According to a report by Nikkei Asian Review, three Japanese automakers have been discovered to conduct improper fuel economy and emissions tests on their vehicles in the country.

Japan’s Ministry of Land, Infrastructure and Transport (MLIT), confirmed the matter after requesting the three companies to submit reports on the findings prior. Earlier this year, Nissan and Subaru admitted to improper testing conduct, prompting the ministry to probe into other automakers.

Based on random sampling of manufactured vehicles during the quality assurance process, a number of cars were found to have been tested under incorrect driving conditions.

In terms of numbers, Suzuki discovered improper tests on 6,401 out of 12,819 units since 2012. Mazda singled out 72 vehicles out of 1,875 for improper testing since 2014, while Yamaha discovered seven affected units out of 335 since 2016.

Mazda has issued a statement in response to the matter; saying that the investigation confirmed that there has been “no improper alteration or falsification of test data in either mode (JC08 and WLTC).”

Instead, test data showed speed trace errors involving 72 out of the 1,472 vehicles tested under the JC08 mode. A speed trace error is a situation in which a vehicle’s speed deviates more than the permitted amount from the speed trace pattern prescribed by the test mode.

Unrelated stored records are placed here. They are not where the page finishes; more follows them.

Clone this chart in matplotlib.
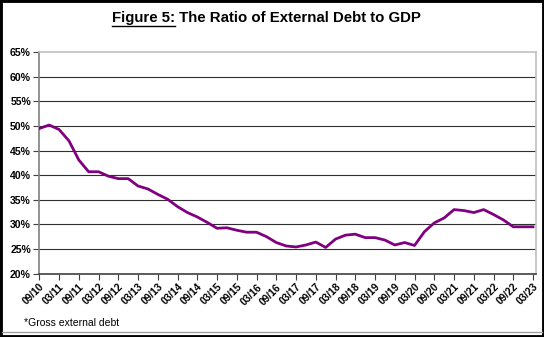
import matplotlib
matplotlib.use('Agg')
import matplotlib.pyplot as plt
from matplotlib.lines import Line2D
from matplotlib.patches import Rectangle

plt.rcParams['font.family'] = ['Liberation Sans', 'DejaVu Sans']

# quarterly data, 09/10 .. 03/23 (51 quarters)
ratio = [49.5, 50.2, 49.3, 47.0, 43.1, 40.7, 40.7, 39.8, 39.3, 39.3,
         37.8, 37.2, 36.1, 35.1, 33.6, 32.4, 31.5, 30.4, 29.2, 29.3,
         28.8, 28.4, 28.4, 27.5, 26.3, 25.6, 25.4, 25.8, 26.4, 25.3,
         27.0, 27.8, 28.0, 27.3, 27.3, 26.8, 25.8, 26.3, 25.7, 28.5,
         30.3, 31.3, 33.0, 32.8, 32.4, 33.0, 32.0, 30.9, 29.5, 29.5,
         29.5]
tick_labels = ['09/10', '03/11', '09/11', '03/12', '09/12', '03/13', '09/13',
               '03/14', '09/14', '03/15', '09/15', '03/16', '09/16', '03/17',
               '09/17', '03/18', '09/18', '03/19', '09/19', '03/20', '09/20',
               '03/21', '09/21', '03/22', '09/22', '03/23']
y_ticks = [20, 25, 30, 35, 40, 45, 50, 55, 60, 65]

W, H = 544, 337
fig = plt.figure(figsize=(W / 100, H / 100), dpi=100)
fig.patch.set_facecolor('white')

ax = fig.add_axes([39.3 / W, 1 - 273.5 / H, (536 - 39.3) / W, (273.5 - 52.3) / H])
x = list(range(len(ratio)))
ax.plot(x, ratio, color='#800080', lw=2.0, solid_joinstyle='round', zorder=3)

ax.set_xlim(0, 50.3)
ax.set_ylim(20, 65)
ax.set_yticks(y_ticks)
ax.set_yticklabels([f'{v}%' for v in y_ticks], fontsize=7.6, fontweight='bold')
ax.set_xticks(range(0, len(ratio), 2))
ax.set_xticklabels(tick_labels, rotation=45, ha='right', rotation_mode='anchor',
                   fontsize=7.3, fontweight='bold')
ax.tick_params(axis='both', direction='out', length=4, width=0.8, color='#404040', pad=2)

for v in y_ticks[1:-1]:
    ax.axhline(v, color='#303030', lw=0.8, zorder=1)

ax.spines['left'].set_color('#808080')
ax.spines['bottom'].set_color('#404040')
ax.spines['top'].set_color('#c0c0c0')
ax.spines['right'].set_color('#c0c0c0')
for s in ax.spines.values():
    s.set_linewidth(1.2)

# title with underlined first part
ty = 1 - 18 / H
t1 = fig.text(0, ty, 'Figure 5:', fontsize=10.8, fontweight='bold', va='center')
t2 = fig.text(0, ty, ' The Ratio of External Debt to GDP', fontsize=10.8,
              fontweight='bold', va='center')
r = fig.canvas.get_renderer()
w1 = t1.get_window_extent(r).width
w2 = t2.get_window_extent(r).width
x0 = 266.5 - (w1 + w2) / 2
t1.set_x(x0 / W)
t2.set_x((x0 + w1) / W)
b = t1.get_window_extent(r)
fig.add_artist(Line2D([x0 / W, (x0 + w1) / W], [(b.y0 - 1) / H] * 2,
                      color='black', lw=1.0))

fig.text(24 / W, 1 - 323 / H, '*Gross external debt', fontsize=7.5, va='center')

# frame
fig.add_artist(Line2D([0.004, 0.996], [1 - 332 / H] * 2, color='#a0a0a0', lw=1.0))
fig.add_artist(Rectangle((0, 0), 1, 1, transform=fig.transFigure, fill=False,
                         edgecolor='black', lw=3.5))

fig.savefig('out.png', dpi=100)
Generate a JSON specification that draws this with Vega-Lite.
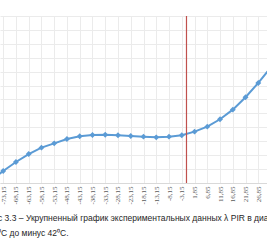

At a press conference, Kiyotaka Shobuda, Mazda’s senior managing executive officer, told reporters that there were no deliberate alterations to the data, and that the quality of the cars weren’t compromised because of improper testing. He added that the company will make sure to prevent improper inspections in the future.

Meanwhile, Suzuki president Toshihiro Suzuki apologised for his company’s actions, saying, “it is a significant fact that such a large number of our products were improperly processed, and we take it seriously. We failed to educate our staff in an in-depth and extensive manner.”